Book Review: Polly Trope – ‘Cured Meat’

By December 31, 2013 September 17th, 2016 Book, Reviews

When we first met Polly Trope a couple of months back, we described her debut novel as: “a darkly poetic series of snapshots from her bizarre existence so far. From being a 90s teenager in Berlin, to being locked away in a New York Mental Asylum, before finding herself plunged into a world of drug addiction and prostitution over here in Britain”. And now, after having the privilege of reading her work, we know you’re just itching to find out whether we feel the novel lives up to the promise we, well, promised.


We’re happy to report that, Polly’s debut is definitely worth your time and attention. The narrative itself is loosely based upon Greek mythological tropes (no pun intended) and, for this fantastical Odyssey of a life spiralling out of (and occasionally back in to) control, it is a fitting series of reference points. The use of classical mythology by first time authors or poets is often met with derision and a series of raised eyebrows, but here Polly Trope does well to weave a convincing layer of literary awareness throughout the text. In here you’ll find more than just nods to the Gods and warriors of Homer’s epics. You will also be met with Proust, and Eliot, and a host of literary and artistic movements mentioned, or discussed, with the authenticity of one who is not merely name dropping.

The language used here is always elegant and, although it is occasionally clipped with evidence of the author’s use of a non-native language, this only ever adds colour to the narrative rather than jarring the ear. This is authenticity. This is also life in the rawest sense. We begin in a dream, a dream of beetles and dripping ooze, of half-seen grocery thieves and lap dancers. The tragedy of the tale that thus ensues is that it is an often nightmarish representation of existence that our narrator cannot wake up from. This nightmare is real.

Another striking element of the novel is its almost obsessive grounding of the text in a very real sense of place. This may sound like a given when discussing non-fiction work, but the truth is such detail is often overlooked. Here, however, our narrator ensures we are given a sense of space filtered through a lens of high literary concentration: “I soon felt at home in the country of literary imagination, painted in evergreen flora of classic and modernist imagery, mediated through altered states of mind, voyeurism or alcoholism…”

For a book that deals in some of the darkest realities of human nature and contemporary life in cities across the world, the lack of sentimentality on display is as remarkable as it is admirable. Abuse (physical, sexual, emotional) is confronted, and explained, directly, but not dwelt upon to the point of becoming mawkish: “…eventually, he’d get out of bed, just to shake and strangle me, slam me against the door and punch my stomach, pull my hair to break my neck, hold my mouth shut so no-one would hear me scream and cry…”

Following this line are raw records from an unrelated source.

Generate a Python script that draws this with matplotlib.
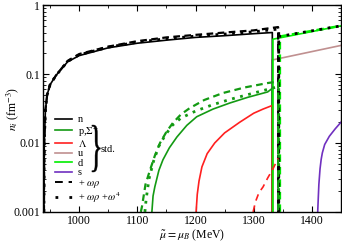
import numpy as np
import matplotlib
matplotlib.use("Agg")
import matplotlib.pyplot as plt
from matplotlib.ticker import FixedLocator, NullFormatter, MultipleLocator
from matplotlib.textpath import TextPath
from matplotlib.patches import PathPatch
from matplotlib.font_manager import FontProperties
from matplotlib.transforms import Affine2D

plt.rcParams['font.family'] = ['Liberation Serif', 'DejaVu Serif']
plt.rcParams['mathtext.fontset'] = 'stix'

# neutron density (std., +omega rho, +omega rho + omega^4)
n_mu = [939.5, 940, 942, 945, 950, 960, 980, 1000, 1050, 1100, 1150, 1200, 1250, 1300, 1332, 1332]
n_val = [0.001, 0.01, 0.03, 0.05, 0.07, 0.095, 0.15, 0.185, 0.24, 0.28, 0.31, 0.34, 0.36, 0.385, 0.40, 0.001]
n_mu_wr = [939.5, 940, 942, 945, 950, 960, 980, 1000, 1050, 1100, 1150, 1200, 1250, 1300, 1342, 1342]
n_val_wr = [0.001, 0.01, 0.03, 0.05, 0.07, 0.095, 0.155, 0.195, 0.25, 0.30, 0.34, 0.37, 0.40, 0.43, 0.48, 0.001]
n_mu_w4 = [939.5, 940, 942, 945, 950, 960, 980, 1000, 1050, 1100, 1150, 1200, 1250, 1300, 1343, 1343]
n_val_w4 = [0.001, 0.01, 0.03, 0.05, 0.07, 0.095, 0.152, 0.19, 0.245, 0.29, 0.325, 0.355, 0.38, 0.41, 0.45, 0.001]

# proton / Sigma-
p_mu = [1125, 1127, 1130, 1137, 1144, 1155, 1168, 1185, 1202, 1230, 1259, 1290, 1324, 1332, 1332]
p_val = [0.001, 0.0017, 0.0023, 0.004, 0.0057, 0.0085, 0.0122, 0.018, 0.024, 0.031, 0.038, 0.046, 0.055, 0.062, 0.001]
p_mu_wr = [1106, 1108, 1114, 1122, 1130, 1139, 1150, 1161, 1175, 1190, 1215, 1247, 1285, 1324, 1342, 1342]
p_val_wr = [0.001, 0.0012, 0.0025, 0.0041, 0.0065, 0.010, 0.0145, 0.0195, 0.026, 0.032, 0.042, 0.053, 0.064, 0.074, 0.078, 0.001]
p_mu_w4 = [1113, 1115, 1120, 1128, 1137, 1148, 1160, 1175, 1200, 1230, 1260, 1300, 1343, 1343]
p_val_w4 = [0.001, 0.0015, 0.003, 0.0055, 0.009, 0.013, 0.018, 0.023, 0.029, 0.036, 0.043, 0.053, 0.066, 0.001]

# Lambda
l_mu = [1201, 1203, 1206, 1211, 1220, 1233, 1250, 1276, 1300, 1316, 1332, 1332]
l_val = [0.001, 0.0018, 0.0028, 0.0045, 0.007, 0.010, 0.014, 0.020, 0.027, 0.031, 0.035, 0.001]
l_mu_wr = [1299, 1303, 1309, 1316, 1324, 1333, 1342]
l_val_wr = [0.001, 0.0014, 0.0019, 0.0023, 0.0031, 0.0042, 0.006]

# quarks
u_mu = [1332, 1332, 1450]
u_val = [0.001, 0.16, 0.26]
d_mu = [1333, 1333, 1450]
d_val = [0.001, 0.32, 0.50]
d_mu_wr = [1345, 1345, 1450]
d_val_wr = [0.001, 0.35, 0.50]
d_mu_w4 = [1343, 1343, 1450]
d_val_w4 = [0.001, 0.35, 0.50]
s_mu = [1410, 1411, 1412, 1414, 1416, 1418, 1422, 1430, 1440, 1450]
s_val = [0.001, 0.0016, 0.0025, 0.0042, 0.0058, 0.0072, 0.0095, 0.0125, 0.016, 0.020]

c_n = 'black'
c_p = '#139a13'
c_l = '#ff2020'
c_u = '#c09090'
c_d = '#00ee00'
c_s = '#7030c0'

fig = plt.figure(figsize=(3.42, 2.43), dpi=100)
ax = fig.add_axes([0.126, 0.128, 0.871, 0.851])

lw = 1.2
ax.plot(u_mu, u_val, color=c_u, lw=lw)
ax.plot(n_mu, n_val, color=c_n, lw=lw)
ax.plot(p_mu, p_val, color=c_p, lw=lw)
ax.plot(l_mu, l_val, color=c_l, lw=lw)
ax.plot(d_mu, d_val, color=c_d, lw=lw)
ax.plot(n_mu_wr, n_val_wr, color=c_n, lw=1.6, ls=(0, (3, 2)))
ax.plot(d_mu_wr, d_val_wr, color=c_d, lw=1.8, ls=(0, (3, 2)))
ax.plot(n_mu_w4, n_val_w4, color=c_n, lw=2.0, ls=(0, (1, 2)))
ax.plot(d_mu_w4, d_val_w4, color='black', lw=2.0, ls=(0, (1, 2)))
ax.plot(p_mu_wr, p_val_wr, color=c_p, lw=1.6, ls=(0, (3, 2)))
ax.plot(p_mu_w4, p_val_w4, color=c_p, lw=2.0, ls=(0, (1, 2)))
ax.plot(l_mu_wr, l_val_wr, color=c_l, lw=1.2, ls=(0, (4, 3)))
ax.plot(s_mu, s_val, color=c_s, lw=lw)

ax.set_yscale('log')
ax.set_xlim(938, 1450)
ax.set_ylim(0.001, 1)
ax.xaxis.set_major_locator(MultipleLocator(100))
ax.xaxis.set_minor_locator(MultipleLocator(50))
ax.yaxis.set_major_locator(FixedLocator([0.001, 0.01, 0.1, 1]))
ax.set_yticklabels(['0.001', '0.01', '0.1', '1'])
ax.yaxis.set_minor_formatter(NullFormatter())
ax.tick_params(which='both', direction='in', top=True, right=True, labelsize=8.5, pad=2)
ax.tick_params(which='major', length=4)
ax.tick_params(which='minor', length=2)
for sp in ax.spines.values():
    sp.set_linewidth(1.0)

ax.set_xlabel(r'$\tilde{\mu} = \mu_B$ (MeV)', fontsize=8.5, labelpad=1)
ax.set_ylabel(r'$n_i$ (fm$^{-3}$)', fontsize=8.5)
ax.yaxis.set_label_coords(-0.075, 0.5)

# legend
handles = [
    plt.Line2D([], [], color=c_n, lw=lw),
    plt.Line2D([], [], color=c_p, lw=lw),
    plt.Line2D([], [], color=c_l, lw=lw),
    plt.Line2D([], [], color=c_u, lw=lw),
    plt.Line2D([], [], color=c_d, lw=lw),
    plt.Line2D([], [], color=c_s, lw=lw),
    plt.Line2D([], [], color='black', lw=1.4, ls=(0, (4, 3))),
    plt.Line2D([], [], color='black', lw=2.0, ls=(0, (1, 4))),
]
labels = ['n', r'p,$\Sigma^{-}$', r'$\Lambda$', 'u', 'd', 's',
          r'+ $\omega\rho$', r'+ $\omega\rho$ +$\omega^4$']
ax.legend(handles, labels, loc='lower left', bbox_to_anchor=(0.04, 0.035),
          frameon=False, fontsize=7.5, handlelength=1.6, handletextpad=0.6,
          labelspacing=0.02, borderaxespad=0, borderpad=0)

# curly brace grouping the std. entries
tp = TextPath((0, 0), '}', size=1, prop=FontProperties(family='Liberation Serif'))
ext = tp.get_extents()
bx0, by0, bw, bh = 0.164, 0.193, 0.028, 0.227
tr = (Affine2D().translate(-ext.x0, -ext.y0)
      .scale(bw / ext.width, bh / ext.height)
      .translate(bx0, by0) + ax.transAxes)
ax.add_patch(PathPatch(tp, transform=tr, facecolor='black', lw=0.3))
ax.text(0.194, 0.304, 'std.', transform=ax.transAxes, fontsize=7.5,
        va='center', ha='left')

fig.savefig('out.png', dpi=100)
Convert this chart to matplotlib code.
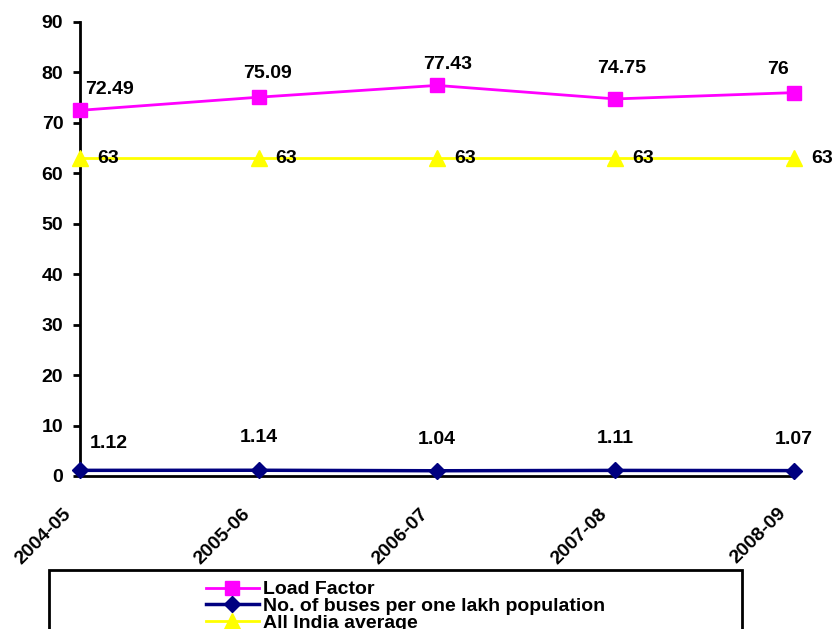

When a new life in London is promised, Polly carefully reveals how quickly the veneer of a pristine life can begin to decay. With objects as simple as door handles, or rustling behind the skirting boards becoming portents of a coming nightmare, or perhaps a reminder that our nightmare is still happening, only holding back for a brief time to heighten the impact of the next horror. This careful attention to detail serves as a reminder of Tropes highly poetic approach to her art (something we discussed at length in our Author Spotlight), and in this world of heightened senses and nightmarish occurrences, it is the seemingly innocent details that become, by turns, intriguing and marvellous: “…oftentimes when I look up to that window I see some pots of plants have been moved, the back of a photo-frame, and post-it notes of different colours come and go, migrate like souls, and in the green bottles, I can see the tide sink.”

From a London that thrums with a dark decadence pulsing away beneath our feet, we jump over the sea to America, and here, the same promise of a new beginning is quickly tainted with corruption. The horrors of an unethical psychiatric system are revealed through drugs, imprisonment, abuse, and casual indifference. To say much more would be to spoil a plot that is no less interesting for its purported truths. From the asylum, Trope shifts us to a new scene of a very different kind of abuse before dangling our feet in the seedier side of life on our own shores. It is fortunate for the tale itself that the author is able to recount these acts and events with great elegance of phrase and also a dark yet inclusive humour. This is not a one-sided slip into despair, like a great many memoirs that deal in some of the issues confronted by our author, this is a romp, a parable, a poetic and humorous ride, an Odyssey that won’t take you 20 years to complete like the sly mythological hero, but you may find yourself wanting to get stuck with the lotus flowers once you give it a chance.